Honoring Equal-Rights Advocates by Undertaking Health Disparities
Every February, in honor of Black History Month, we are blanketed with stories of heroism and reminded of the arduous times Americans have gone through to make positive changes for the future.
Though celebrations have been held nationwide to commemorate our nation’s milestones, simultaneous government budget cuts to critical cancer screenings threaten to impact the health and lives of African Americans and other minorities.
As reported in a great Huffington Post article authored by business reporter Janelle Ross, Blacks and Latinas made up less than 30 percent of the nation’s 2011 population. These groups also made up almost half of the country’s uninsured population.
It is imperative that healthcare communicators effectively publicize methods for closing healthcare gaps for minorities. Even more importantly is ensuring messages reach the intended audience(s).
Below are examples of methods to do this for today’s societal leaders and healthcare crusaders.
Empower the Audience
Similarly stated by the inspiring Phill Wilson, president and CEO of the Black AIDS Institute and one of my favorite physicians, Dr. Hilda Hutcherson, it is essential that support systems be infused into healthcare campaigns.
- It is not enough to say a message and state where individuals can get more information. It is about providing tools that empower.

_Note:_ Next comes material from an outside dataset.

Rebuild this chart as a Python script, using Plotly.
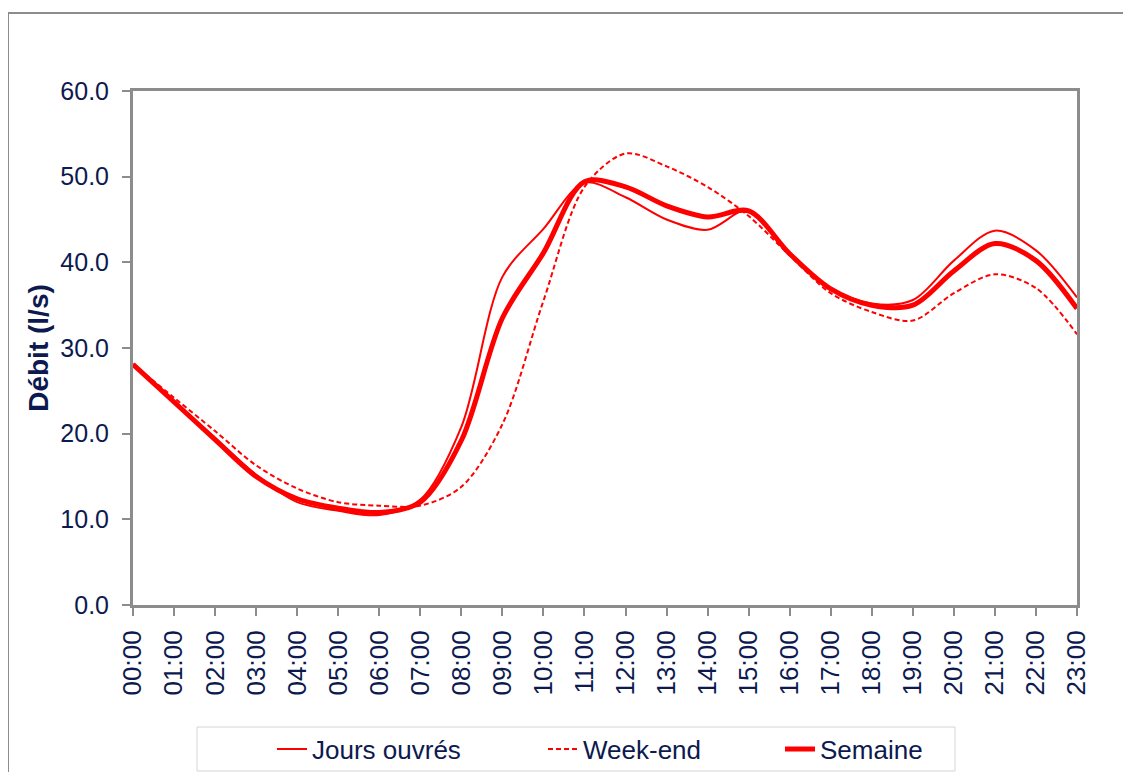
import plotly.graph_objects as go

hours = ["00:00", "01:00", "02:00", "03:00", "04:00", "05:00", "06:00", "07:00",
         "08:00", "09:00", "10:00", "11:00", "12:00", "13:00", "14:00", "15:00",
         "16:00", "17:00", "18:00", "19:00", "20:00", "21:00", "22:00", "23:00"]

jours_ouvres = [28.1, 23.8, 19.5, 15.2, 12.0, 11.0, 10.5, 12.3, 20.8, 38.3, 43.9, 49.3,
                47.6, 45.0, 43.8, 46.1, 41.0, 37.0, 35.2, 35.6, 40.2, 43.7, 41.4, 35.9]
week_end = [28.1, 24.2, 20.3, 16.3, 13.6, 12.0, 11.6, 11.6, 13.8, 21.1, 35.5, 48.8,
            52.7, 51.2, 48.8, 45.4, 40.8, 36.4, 34.2, 33.2, 36.4, 38.6, 37.0, 31.6]
semaine = [28.1, 23.7, 19.3, 15.0, 12.4, 11.3, 10.8, 12.0, 19.2, 33.5, 41.1, 49.4,
           48.8, 46.6, 45.3, 46.0, 41.0, 36.9, 35.0, 35.0, 39.0, 42.2, 40.2, 34.6]

RED = "#FF0000"
NAVY = "#0C1A4F"
GRAY = "#8C8C8C"
FONT = "Liberation Sans, Arial, sans-serif"

# page body has an 8px margin: work in page pixels, subtract offset,
# and keep the figure inside the 1131x780 viewport
OFF = 8
W, H = 1131 - 2 * OFF, 780 - 2 * OFF
L, R, T, B = 133 - OFF, 1077 - OFF, 91 - OFF, 605 - OFF
pw, ph = R - L, B - T


def px_x(v):
    return (v - OFF - L) / pw


def px_y(v):
    return (B - (v - OFF)) / ph


fig = go.Figure()
fig.add_trace(go.Scatter(x=hours, y=jours_ouvres, name="Jours ouvrés", mode="lines",
                         legend="legend",
                         line=dict(color=RED, width=2, shape="spline", smoothing=0.9)))
fig.add_trace(go.Scatter(x=hours, y=week_end, name="Week-end", mode="lines",
                         legend="legend2",
                         line=dict(color=RED, width=2, dash="5px,3px", shape="spline",
                                   smoothing=0.9)))
fig.add_trace(go.Scatter(x=hours, y=semaine, name="Semaine", mode="lines",
                         legend="legend3",
                         line=dict(color=RED, width=5, shape="spline", smoothing=0.9)))

leg_common = dict(orientation="h", yanchor="middle", y=px_y(749), xanchor="left",
                  bgcolor="rgba(0,0,0,0)", borderwidth=0,
                  font=dict(size=26, color=NAVY, family=FONT))

fig.update_layout(
    width=W, height=H,
    margin=dict(l=L, r=W - R, t=T, b=H - B, pad=0, autoexpand=False),
    paper_bgcolor="white", plot_bgcolor="white",
    font=dict(family=FONT, color=NAVY, size=24),
    showlegend=True,
    legend=dict(x=px_x(272), **leg_common),
    legend2=dict(x=px_x(543), **leg_common),
    legend3=dict(x=px_x(780), **leg_common),
    shapes=[
        dict(type="rect", xref="paper", yref="paper",
             x0=px_x(8), x1=px_x(1145), y0=px_y(800), y1=px_y(13),
             line=dict(color=GRAY, width=2), layer="below"),
        dict(type="rect", xref="paper", yref="paper",
             x0=px_x(197), x1=px_x(955), y0=px_y(771), y1=px_y(727),
             line=dict(color="#D4D4D4", width=1), layer="below"),
    ],
)

fig.update_xaxes(type="category", range=[0, 23], showline=True, linecolor=GRAY, linewidth=3,
                 mirror=True, ticks="outside", ticklen=8, tickwidth=2, tickcolor=GRAY,
                 tickangle=-90, showgrid=False, zeroline=False, ticklabelstandoff=4,
                 automargin=False,
                 tickfont=dict(size=26, color=NAVY, family=FONT))
fig.update_yaxes(range=[0, 60], dtick=10, tickformat=".1f", showline=True, linecolor=GRAY,
                 linewidth=3, mirror=True, ticks="outside", ticklen=8, tickwidth=2,
                 tickcolor=GRAY, showgrid=False, zeroline=False, ticklabelstandoff=8,
                 automargin=False,
                 tickfont=dict(size=25, color=NAVY, family=FONT),
                 title=dict(text="<b>Débit (l/s)</b>", standoff=4,
                            font=dict(size=28, color=NAVY, family=FONT)))

fig.write_html("out.html")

I’m proud that a client of mine, the Cancer Support Community, is doing this through a new program focusing on improving physician-patient communications.
Pursue Partnerships that Overcome Cultural Barriers
Look at social science studies and conduct your own research to identify groups that can disseminate health information into the “right hands.”
- When doing local outreach, think creatively. It may not be a disease-focused organization, but instead, a nontraditional partner, like a hair salon that can get the information to your audience (check out this cool case study). On a national level, interview some advocate organizations to identify education gaps and brainstorm how these can be filled.
Deliver the Data that Resonates
Assemble quantitative and qualitative data that has enough of the population at hand (don’t have a survey that only includes 30 minority participants and try to use it) and addresses the problem to help state your objective.
- Here’s an example: According to the Centers for Disease Control and Prevention, a patient’s self-assessment of health is a reliable indicator of health and well-being. When asked about health status, minorities are MORE likely than whites to characterize their health status as fair. (Issue to be addressed – education about what healthy means).